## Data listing
━━━━━━━━━━━━━━━━

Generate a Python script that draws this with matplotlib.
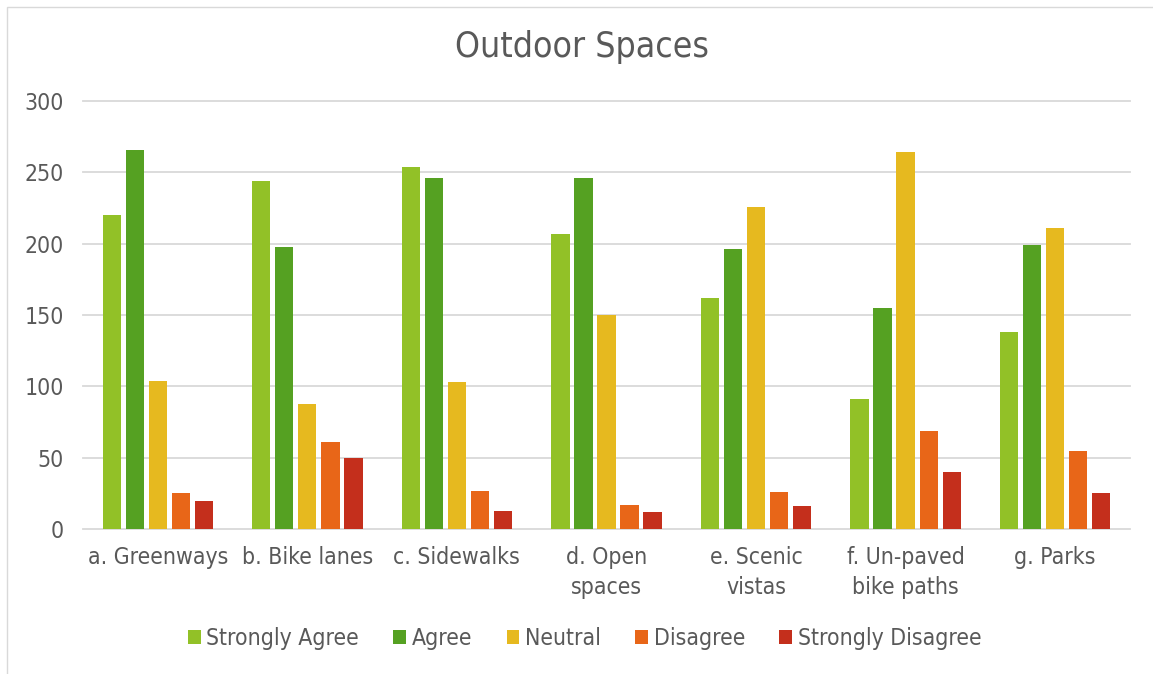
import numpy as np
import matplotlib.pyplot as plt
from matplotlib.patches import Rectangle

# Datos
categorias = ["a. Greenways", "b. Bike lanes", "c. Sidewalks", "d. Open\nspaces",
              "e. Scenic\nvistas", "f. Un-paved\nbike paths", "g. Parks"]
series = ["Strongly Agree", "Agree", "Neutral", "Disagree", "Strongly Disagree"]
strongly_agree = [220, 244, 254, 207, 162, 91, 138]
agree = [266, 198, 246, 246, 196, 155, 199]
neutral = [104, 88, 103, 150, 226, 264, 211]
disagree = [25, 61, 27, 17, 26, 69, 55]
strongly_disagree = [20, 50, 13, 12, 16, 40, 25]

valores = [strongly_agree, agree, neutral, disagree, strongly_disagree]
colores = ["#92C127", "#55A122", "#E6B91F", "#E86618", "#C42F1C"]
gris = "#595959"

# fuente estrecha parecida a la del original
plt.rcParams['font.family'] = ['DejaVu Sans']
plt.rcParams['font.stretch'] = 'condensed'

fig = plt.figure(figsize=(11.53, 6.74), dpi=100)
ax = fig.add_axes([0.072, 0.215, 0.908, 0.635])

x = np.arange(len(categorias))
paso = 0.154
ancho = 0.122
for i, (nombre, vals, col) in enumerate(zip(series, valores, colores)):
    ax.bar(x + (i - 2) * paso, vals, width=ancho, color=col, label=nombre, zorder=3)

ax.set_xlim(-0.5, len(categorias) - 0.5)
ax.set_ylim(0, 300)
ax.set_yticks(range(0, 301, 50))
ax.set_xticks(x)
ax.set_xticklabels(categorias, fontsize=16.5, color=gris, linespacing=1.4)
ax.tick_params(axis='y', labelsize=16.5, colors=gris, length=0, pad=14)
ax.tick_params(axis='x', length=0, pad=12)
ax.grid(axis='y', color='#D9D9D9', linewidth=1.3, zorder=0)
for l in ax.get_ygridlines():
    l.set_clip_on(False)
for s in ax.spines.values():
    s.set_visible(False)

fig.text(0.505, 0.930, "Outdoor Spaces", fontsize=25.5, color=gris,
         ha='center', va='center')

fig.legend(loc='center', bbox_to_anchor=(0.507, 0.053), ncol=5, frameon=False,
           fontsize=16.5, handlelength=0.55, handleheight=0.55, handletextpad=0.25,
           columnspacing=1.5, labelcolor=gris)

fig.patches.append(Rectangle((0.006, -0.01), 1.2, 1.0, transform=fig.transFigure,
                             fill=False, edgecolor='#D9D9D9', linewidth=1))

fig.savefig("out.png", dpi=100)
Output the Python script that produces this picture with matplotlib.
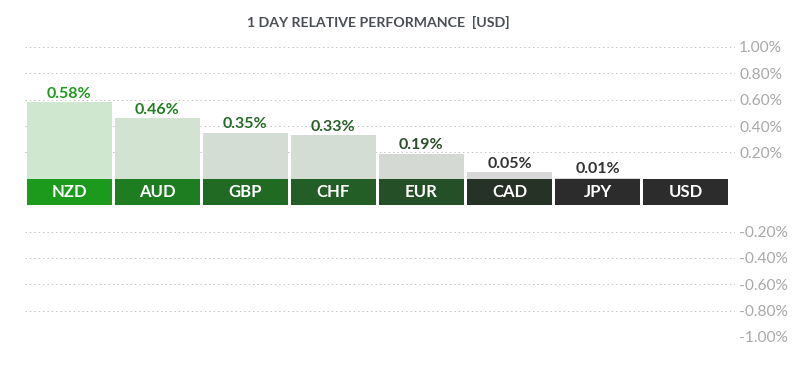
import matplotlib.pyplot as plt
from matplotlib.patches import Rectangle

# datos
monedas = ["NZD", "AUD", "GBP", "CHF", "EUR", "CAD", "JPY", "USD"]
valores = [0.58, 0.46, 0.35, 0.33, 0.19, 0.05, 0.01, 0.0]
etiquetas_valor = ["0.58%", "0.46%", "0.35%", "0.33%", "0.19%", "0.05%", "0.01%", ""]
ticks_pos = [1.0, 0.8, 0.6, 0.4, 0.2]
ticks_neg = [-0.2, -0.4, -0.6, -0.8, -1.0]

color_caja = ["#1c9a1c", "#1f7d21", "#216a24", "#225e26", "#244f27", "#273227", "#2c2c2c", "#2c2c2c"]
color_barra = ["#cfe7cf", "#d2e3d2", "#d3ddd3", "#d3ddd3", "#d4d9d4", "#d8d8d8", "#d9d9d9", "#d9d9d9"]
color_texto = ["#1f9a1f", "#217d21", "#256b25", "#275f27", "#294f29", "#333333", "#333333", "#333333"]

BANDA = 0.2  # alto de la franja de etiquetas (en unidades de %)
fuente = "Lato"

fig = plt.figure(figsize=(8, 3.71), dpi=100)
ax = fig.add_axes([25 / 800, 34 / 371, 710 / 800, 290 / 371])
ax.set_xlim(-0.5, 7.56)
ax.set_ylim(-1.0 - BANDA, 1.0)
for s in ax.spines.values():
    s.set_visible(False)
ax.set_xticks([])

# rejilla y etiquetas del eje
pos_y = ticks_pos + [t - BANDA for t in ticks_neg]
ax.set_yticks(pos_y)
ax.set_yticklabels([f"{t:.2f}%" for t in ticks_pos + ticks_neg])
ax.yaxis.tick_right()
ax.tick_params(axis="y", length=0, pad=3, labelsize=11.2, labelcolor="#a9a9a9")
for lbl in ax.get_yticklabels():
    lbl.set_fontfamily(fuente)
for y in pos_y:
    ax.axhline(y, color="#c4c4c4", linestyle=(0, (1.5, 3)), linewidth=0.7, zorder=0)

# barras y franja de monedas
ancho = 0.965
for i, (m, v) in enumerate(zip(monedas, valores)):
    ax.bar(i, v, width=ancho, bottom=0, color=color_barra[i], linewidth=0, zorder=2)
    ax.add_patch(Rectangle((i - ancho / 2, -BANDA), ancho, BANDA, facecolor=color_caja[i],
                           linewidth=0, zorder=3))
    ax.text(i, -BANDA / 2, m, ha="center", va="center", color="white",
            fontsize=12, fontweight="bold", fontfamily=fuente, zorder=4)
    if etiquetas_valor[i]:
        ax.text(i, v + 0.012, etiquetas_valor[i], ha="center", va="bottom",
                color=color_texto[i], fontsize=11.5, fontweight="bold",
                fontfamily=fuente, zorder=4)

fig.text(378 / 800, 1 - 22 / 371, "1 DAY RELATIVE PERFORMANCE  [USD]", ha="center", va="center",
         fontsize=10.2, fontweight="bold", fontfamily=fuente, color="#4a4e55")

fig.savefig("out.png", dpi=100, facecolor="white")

━━━━━━━━━━━━━━━━

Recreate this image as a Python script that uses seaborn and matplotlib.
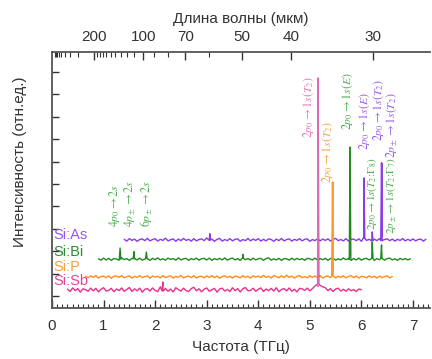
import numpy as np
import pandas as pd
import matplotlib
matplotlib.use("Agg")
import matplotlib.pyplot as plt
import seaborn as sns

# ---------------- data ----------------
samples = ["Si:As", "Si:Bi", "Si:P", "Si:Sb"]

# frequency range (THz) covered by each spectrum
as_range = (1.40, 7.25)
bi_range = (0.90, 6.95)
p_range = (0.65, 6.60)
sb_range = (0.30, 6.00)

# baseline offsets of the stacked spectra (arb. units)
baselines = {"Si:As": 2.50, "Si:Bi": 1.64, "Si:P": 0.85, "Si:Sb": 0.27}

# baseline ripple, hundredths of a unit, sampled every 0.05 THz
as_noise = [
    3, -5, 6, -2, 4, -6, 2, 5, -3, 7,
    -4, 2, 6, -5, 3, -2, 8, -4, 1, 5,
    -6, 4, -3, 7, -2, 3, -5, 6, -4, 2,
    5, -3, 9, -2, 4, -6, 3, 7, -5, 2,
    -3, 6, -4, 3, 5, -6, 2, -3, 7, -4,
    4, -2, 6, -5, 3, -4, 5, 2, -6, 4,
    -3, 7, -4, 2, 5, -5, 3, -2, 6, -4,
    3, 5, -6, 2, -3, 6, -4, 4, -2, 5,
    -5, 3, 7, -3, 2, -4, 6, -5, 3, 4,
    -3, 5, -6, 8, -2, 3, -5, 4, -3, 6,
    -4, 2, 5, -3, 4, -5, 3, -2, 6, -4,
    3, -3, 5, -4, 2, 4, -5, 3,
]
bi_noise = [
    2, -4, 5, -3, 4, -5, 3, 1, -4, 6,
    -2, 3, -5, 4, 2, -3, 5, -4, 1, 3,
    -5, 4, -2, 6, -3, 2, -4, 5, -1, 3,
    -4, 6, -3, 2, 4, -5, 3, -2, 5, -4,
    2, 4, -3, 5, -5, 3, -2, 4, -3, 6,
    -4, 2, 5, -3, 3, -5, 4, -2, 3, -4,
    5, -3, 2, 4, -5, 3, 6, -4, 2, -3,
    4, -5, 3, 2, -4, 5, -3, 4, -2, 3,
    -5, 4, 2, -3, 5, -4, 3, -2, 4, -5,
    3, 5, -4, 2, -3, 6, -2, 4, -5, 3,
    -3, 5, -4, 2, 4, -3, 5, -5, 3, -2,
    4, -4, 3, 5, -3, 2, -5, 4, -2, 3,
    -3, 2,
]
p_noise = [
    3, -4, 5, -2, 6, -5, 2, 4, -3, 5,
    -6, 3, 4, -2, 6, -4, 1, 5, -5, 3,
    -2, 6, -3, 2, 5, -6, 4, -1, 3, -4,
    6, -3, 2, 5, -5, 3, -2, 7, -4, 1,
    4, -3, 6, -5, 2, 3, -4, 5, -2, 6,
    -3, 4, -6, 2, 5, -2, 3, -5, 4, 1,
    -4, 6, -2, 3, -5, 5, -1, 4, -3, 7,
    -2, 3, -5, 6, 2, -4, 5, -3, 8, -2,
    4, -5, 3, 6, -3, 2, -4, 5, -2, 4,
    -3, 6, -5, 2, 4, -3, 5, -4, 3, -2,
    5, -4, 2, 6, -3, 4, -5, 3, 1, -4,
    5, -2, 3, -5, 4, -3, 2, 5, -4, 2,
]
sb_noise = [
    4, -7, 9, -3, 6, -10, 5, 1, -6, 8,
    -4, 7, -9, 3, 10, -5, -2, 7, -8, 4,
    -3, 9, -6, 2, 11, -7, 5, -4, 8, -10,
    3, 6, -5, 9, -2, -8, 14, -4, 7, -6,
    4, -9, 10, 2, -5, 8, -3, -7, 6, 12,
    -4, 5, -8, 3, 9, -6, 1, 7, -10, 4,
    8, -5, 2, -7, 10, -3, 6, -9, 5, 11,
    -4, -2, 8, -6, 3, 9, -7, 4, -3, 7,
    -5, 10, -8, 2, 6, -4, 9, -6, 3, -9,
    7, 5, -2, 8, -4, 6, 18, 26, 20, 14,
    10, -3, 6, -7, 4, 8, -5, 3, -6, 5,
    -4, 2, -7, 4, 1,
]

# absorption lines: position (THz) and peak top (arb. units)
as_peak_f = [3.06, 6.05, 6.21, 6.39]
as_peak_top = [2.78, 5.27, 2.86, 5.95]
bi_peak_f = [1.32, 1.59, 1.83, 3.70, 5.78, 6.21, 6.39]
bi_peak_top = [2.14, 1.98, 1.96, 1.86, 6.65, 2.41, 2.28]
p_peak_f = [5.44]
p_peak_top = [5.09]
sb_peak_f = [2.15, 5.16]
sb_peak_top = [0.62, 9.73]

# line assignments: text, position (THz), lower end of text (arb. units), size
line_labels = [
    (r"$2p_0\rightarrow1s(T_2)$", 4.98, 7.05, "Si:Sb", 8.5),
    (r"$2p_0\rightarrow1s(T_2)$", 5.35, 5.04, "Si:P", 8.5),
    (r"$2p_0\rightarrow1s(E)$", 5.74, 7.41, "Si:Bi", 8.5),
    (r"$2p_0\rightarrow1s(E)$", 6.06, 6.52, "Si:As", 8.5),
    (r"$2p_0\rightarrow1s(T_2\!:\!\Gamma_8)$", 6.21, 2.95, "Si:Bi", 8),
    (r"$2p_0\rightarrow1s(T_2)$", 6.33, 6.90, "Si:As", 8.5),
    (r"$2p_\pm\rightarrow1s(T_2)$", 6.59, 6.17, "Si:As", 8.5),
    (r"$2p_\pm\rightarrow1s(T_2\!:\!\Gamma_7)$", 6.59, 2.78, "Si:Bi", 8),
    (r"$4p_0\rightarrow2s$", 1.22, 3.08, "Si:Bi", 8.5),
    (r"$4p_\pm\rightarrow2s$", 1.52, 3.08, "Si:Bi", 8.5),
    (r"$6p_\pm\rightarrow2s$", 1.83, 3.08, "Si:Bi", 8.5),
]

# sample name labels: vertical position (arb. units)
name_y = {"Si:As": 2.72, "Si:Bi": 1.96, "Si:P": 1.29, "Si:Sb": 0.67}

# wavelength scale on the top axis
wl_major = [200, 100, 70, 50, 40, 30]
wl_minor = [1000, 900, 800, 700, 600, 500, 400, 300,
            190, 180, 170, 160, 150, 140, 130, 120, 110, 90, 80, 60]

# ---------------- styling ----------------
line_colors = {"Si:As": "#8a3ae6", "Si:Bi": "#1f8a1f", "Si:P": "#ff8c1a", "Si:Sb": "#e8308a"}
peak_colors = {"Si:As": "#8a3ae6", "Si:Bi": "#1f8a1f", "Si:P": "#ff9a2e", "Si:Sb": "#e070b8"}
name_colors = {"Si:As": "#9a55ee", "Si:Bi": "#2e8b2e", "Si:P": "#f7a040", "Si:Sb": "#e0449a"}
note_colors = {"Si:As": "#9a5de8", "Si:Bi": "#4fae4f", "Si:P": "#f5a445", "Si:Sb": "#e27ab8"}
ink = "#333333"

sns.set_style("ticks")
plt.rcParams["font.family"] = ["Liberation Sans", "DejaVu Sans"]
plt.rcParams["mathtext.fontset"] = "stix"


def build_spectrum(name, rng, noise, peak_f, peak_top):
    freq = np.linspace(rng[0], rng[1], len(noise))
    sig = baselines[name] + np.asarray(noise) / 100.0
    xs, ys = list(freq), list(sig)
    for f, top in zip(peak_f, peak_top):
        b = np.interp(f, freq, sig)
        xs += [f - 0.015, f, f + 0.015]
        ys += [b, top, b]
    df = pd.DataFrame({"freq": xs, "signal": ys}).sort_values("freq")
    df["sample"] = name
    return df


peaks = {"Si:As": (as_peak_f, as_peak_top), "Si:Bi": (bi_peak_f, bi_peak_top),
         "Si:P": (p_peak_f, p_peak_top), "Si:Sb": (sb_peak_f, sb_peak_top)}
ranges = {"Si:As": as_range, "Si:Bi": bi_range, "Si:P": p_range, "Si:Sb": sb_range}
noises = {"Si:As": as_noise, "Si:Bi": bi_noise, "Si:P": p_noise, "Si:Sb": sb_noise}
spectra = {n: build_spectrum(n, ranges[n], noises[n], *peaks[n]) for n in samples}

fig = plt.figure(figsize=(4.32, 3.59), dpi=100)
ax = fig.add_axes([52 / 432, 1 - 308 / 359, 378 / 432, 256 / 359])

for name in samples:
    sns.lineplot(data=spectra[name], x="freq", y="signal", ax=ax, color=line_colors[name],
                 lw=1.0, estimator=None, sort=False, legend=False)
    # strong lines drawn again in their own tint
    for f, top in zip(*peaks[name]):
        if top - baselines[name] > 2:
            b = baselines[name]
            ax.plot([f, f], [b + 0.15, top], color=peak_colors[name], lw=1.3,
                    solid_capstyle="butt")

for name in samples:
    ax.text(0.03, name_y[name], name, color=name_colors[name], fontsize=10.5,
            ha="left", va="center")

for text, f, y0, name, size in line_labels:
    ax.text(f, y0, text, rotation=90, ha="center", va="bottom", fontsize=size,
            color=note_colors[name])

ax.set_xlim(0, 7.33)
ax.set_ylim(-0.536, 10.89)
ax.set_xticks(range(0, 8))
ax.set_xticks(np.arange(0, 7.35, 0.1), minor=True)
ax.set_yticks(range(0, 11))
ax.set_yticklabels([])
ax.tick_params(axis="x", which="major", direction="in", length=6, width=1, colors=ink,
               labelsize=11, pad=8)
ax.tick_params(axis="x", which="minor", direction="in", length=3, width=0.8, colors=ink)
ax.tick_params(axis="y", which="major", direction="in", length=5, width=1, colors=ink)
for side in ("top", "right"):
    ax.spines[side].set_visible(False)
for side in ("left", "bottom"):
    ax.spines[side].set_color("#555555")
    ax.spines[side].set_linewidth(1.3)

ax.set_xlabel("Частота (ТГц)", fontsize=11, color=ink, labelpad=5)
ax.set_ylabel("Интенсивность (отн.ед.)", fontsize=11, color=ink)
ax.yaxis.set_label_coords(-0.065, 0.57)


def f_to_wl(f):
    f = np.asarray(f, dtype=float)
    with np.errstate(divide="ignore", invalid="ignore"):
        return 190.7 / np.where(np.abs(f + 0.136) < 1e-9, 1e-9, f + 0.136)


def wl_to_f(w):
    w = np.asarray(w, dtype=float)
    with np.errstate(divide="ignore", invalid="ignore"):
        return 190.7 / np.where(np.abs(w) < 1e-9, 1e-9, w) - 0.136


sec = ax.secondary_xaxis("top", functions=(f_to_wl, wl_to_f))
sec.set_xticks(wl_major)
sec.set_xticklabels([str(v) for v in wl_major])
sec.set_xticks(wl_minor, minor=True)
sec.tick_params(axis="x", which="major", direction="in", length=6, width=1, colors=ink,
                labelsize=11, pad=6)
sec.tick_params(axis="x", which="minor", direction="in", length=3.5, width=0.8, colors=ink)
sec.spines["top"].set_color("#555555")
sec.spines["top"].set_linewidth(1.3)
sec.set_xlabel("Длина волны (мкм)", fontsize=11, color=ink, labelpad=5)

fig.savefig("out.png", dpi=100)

━━━━━━━━━━━━━━━━

## Exercise description
In the listing above, find the line containing "Recreate this image" and the line containing "sb_range = (0.30, 6.00)". Reproduce those lines and all between them exactly, with no pictures and nothing more.

## Answer to this problem
Recreate this image as a Python script that uses seaborn and matplotlib.
import numpy as np
import pandas as pd
import matplotlib
matplotlib.use("Agg")
import matplotlib.pyplot as plt
import seaborn as sns

# ---------------- data ----------------
samples = ["Si:As", "Si:Bi", "Si:P", "Si:Sb"]

# frequency range (THz) covered by each spectrum
as_range = (1.40, 7.25)
bi_range = (0.90, 6.95)
p_range = (0.65, 6.60)
sb_range = (0.30, 6.00)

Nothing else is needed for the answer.